As previously reported on this blog, despite the Chancellor's announcement in the Budget last month that there would be a tax break for employee shareholders, the House of Lords voted on the same day to delete clause 27 of the Bill, which would introduce the new employee shareholder status. In the past few days, the controversial proposal has been shuttling between the House of Commons and the House of Lords.
The House of Lords has now approved the amendments proposed by the Government. These include:
• a requirement that the individual be given a written statement of the particulars of the status of employee shareholder and of the rights which attach to the shares;
• a requirement that the individual receives advice from a relevant independent adviser as to the terms and effect of entering into the arrangement;
• a seven-day 'cooling off' period; and
• a requirement that any reasonable costs incurred by the individual in obtaining advice would be met by the company (whether or not the individual becomes an employee shareholder).
It has also been confirmed that jobseekers will not be forced to take an employee shareholder position.

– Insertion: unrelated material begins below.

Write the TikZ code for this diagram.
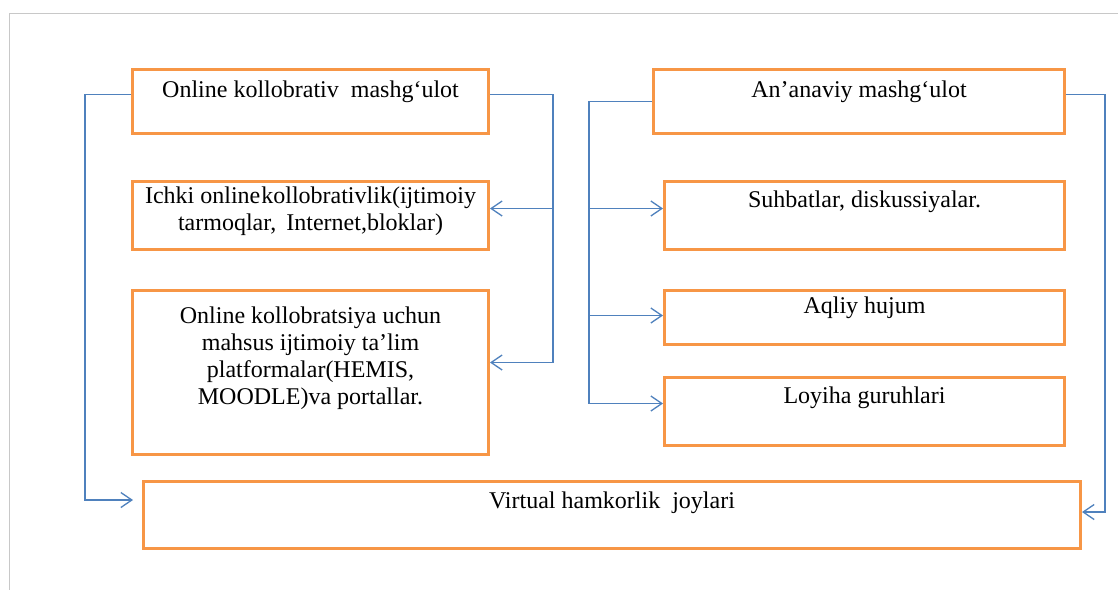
\documentclass[tikz,border=0pt]{standalone}
\usepackage{fontspec}
\setmainfont{Liberation Serif}
\usetikzlibrary{arrows.meta}
\definecolor{orangeC}{HTML}{F79646}
\definecolor{blueC}{HTML}{4F81BD}
\definecolor{frameC}{HTML}{C8C8C8}
\tikzset{
  box/.style={draw=orangeC, line width=3pt, inner sep=0pt, anchor=north west},
  txt/.style={font={\fontsize{24}{27}\selectfont}, align=center, inner sep=0pt},
  conn/.style={draw=blueC, line width=1.3pt},
  arr/.style={conn, -{Straight Barb[length=11pt,width=15pt,line width=1.3pt]}},
}
\begin{document}
\begin{tikzpicture}[x=1pt,y=-1pt]
\useasboundingbox (0,0) rectangle (1118,590);
\fill[white] (0,0) rectangle (1118,590);
\draw[frameC, line width=1pt] (1118,13) -- (9,13) -- (9,590);

% left column
\node[box, minimum width=356pt, minimum height=64pt] (b1) at (131,68) {};
\node[box, minimum width=356pt, minimum height=68pt] (b2) at (131,180) {};
\node[box, minimum width=356pt, minimum height=164pt] (b3) at (131,289) {};
% right column
\node[box, minimum width=411pt, minimum height=64pt] (r1) at (652,68) {};
\node[box, minimum width=400pt, minimum height=68pt] (r2) at (663,180) {};
\node[box, minimum width=400pt, minimum height=54pt] (r3) at (663,289) {};
\node[box, minimum width=400pt, minimum height=68pt] (r4) at (663,376) {};
% bottom
\node[box, minimum width=937pt, minimum height=67pt] (v) at (142,480) {};

% texts
\node[txt, anchor=base] (t1) at ([yshift=-29pt]b1.north) {Online kollobrativ\hspace{6pt} mashg‘ulot};
\node[txt, anchor=north] (t2) at ([yshift=-7pt]b2.north) {Ichki online\hspace{1pt}kollobrativlik(ijtimoiy\\tarmoqlar,\hspace{4pt} Internet,bloklar)};
\node[txt, anchor=north] (t3) at ([yshift=-18pt]b3.north) {Online kollobratsiya uchun\\mahsus ijtimoiy ta'lim\\platformalar(HEMIS,\\MOODLE)va portallar.};
\node[txt, anchor=base] (s1) at ([yshift=-29pt]r1.north) {An’anaviy mashg‘ulot};
\node[txt, anchor=base] (s2) at ([yshift=-27pt]r2.north) {Suhbatlar, diskussiyalar.};
\node[txt, anchor=base] (s3) at ([yshift=-24pt]r3.north) {Aqliy hujum};
\node[txt, anchor=base] (s4) at ([yshift=-27pt]r4.north) {Loyiha guruhlari};
\node[txt, anchor=base] (tv) at ([yshift=-28pt]v.north) {Virtual hamkorlik\hspace{6pt} joylari};

% connectors left
\draw[arr] ([yshift=7pt]b1.west) -- ++(-46,0) |- ([xshift=-9pt,yshift=15pt]v.west);
\draw[arr] ([yshift=7pt]b1.east) -- ++(63,0) |- ([yshift=10pt]b3.east);
\draw[arr] ([yshift=7pt]b1.east) ++(63,0) |- ([yshift=7pt]b2.east);

% connectors right
\draw[arr] (r1.west) -- ++(-63,0) |- ([yshift=8pt]r4.west);
\draw[arr] (r1.west) ++(-63,0) |- ([yshift=7pt]r2.west);
\draw[arr] (r1.west) ++(-63,0) |- ([yshift=2pt]r3.west);
\draw[arr] ([yshift=7pt]r1.east) -- ++(39,0) |- ([yshift=3pt]v.east);
\end{tikzpicture}
\end{document}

The Growth and Infrastructure Bill has now been given Royal Assent (along with the Enterprise and Regulatory Reform Bill). Despite the House of Lords approving the last-minute amendments to the employee shareholder provisions, a number of concerns were expressed during the debates. Lord Bilimoria said of the employee shareholder scheme: "I can guarantee that it will not work, that it will not be taken up by business, that it has wasted a lot of parliamentary time and that it will waste a lot of legislation...This is not just a dog's breakfast; it is a mad dog's breakfast".

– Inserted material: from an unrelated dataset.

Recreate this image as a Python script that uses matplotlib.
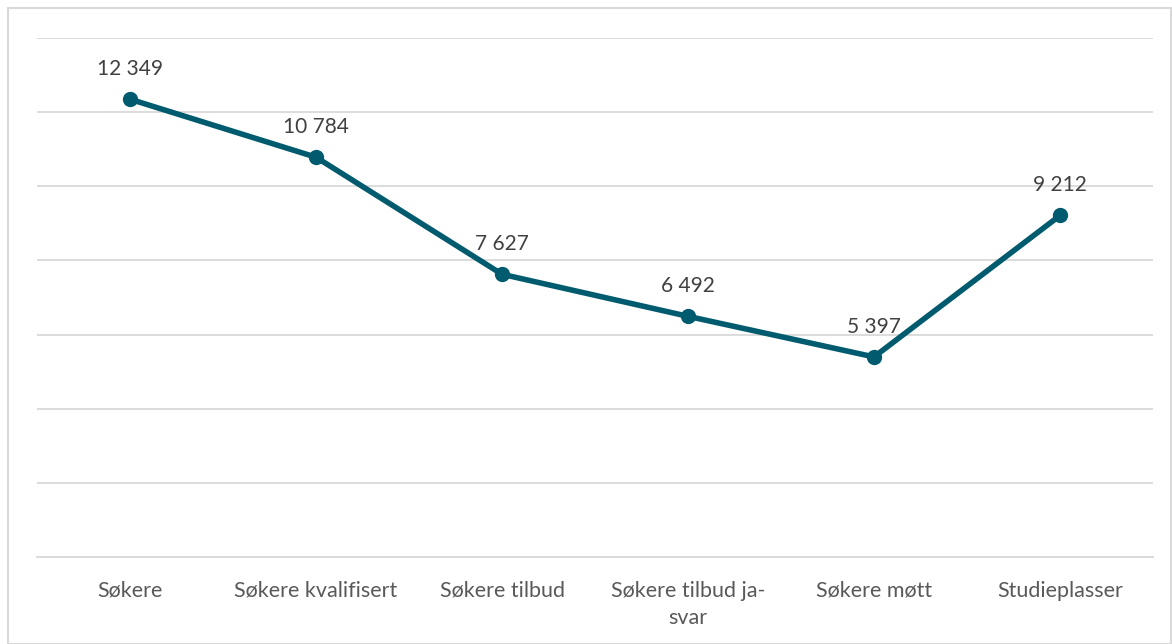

It remains to be seen whether this new form of employment status will appeal to employers or employees. Few employees will be keen to give up employment rights in return for the potential uncertainty and complexity of having shares in their employer's company. Employers may also be reluctant to offer employee shareholder arrangements, given that they will have to meet the cost of independent advice and employees will still retain many employment rights, including the right to claim discrimination and automatic unfair dismissal. Although the Government has been keen to press ahead with its proposals, only time will tell whether employee shareholder status is a viable option for either employers or employees.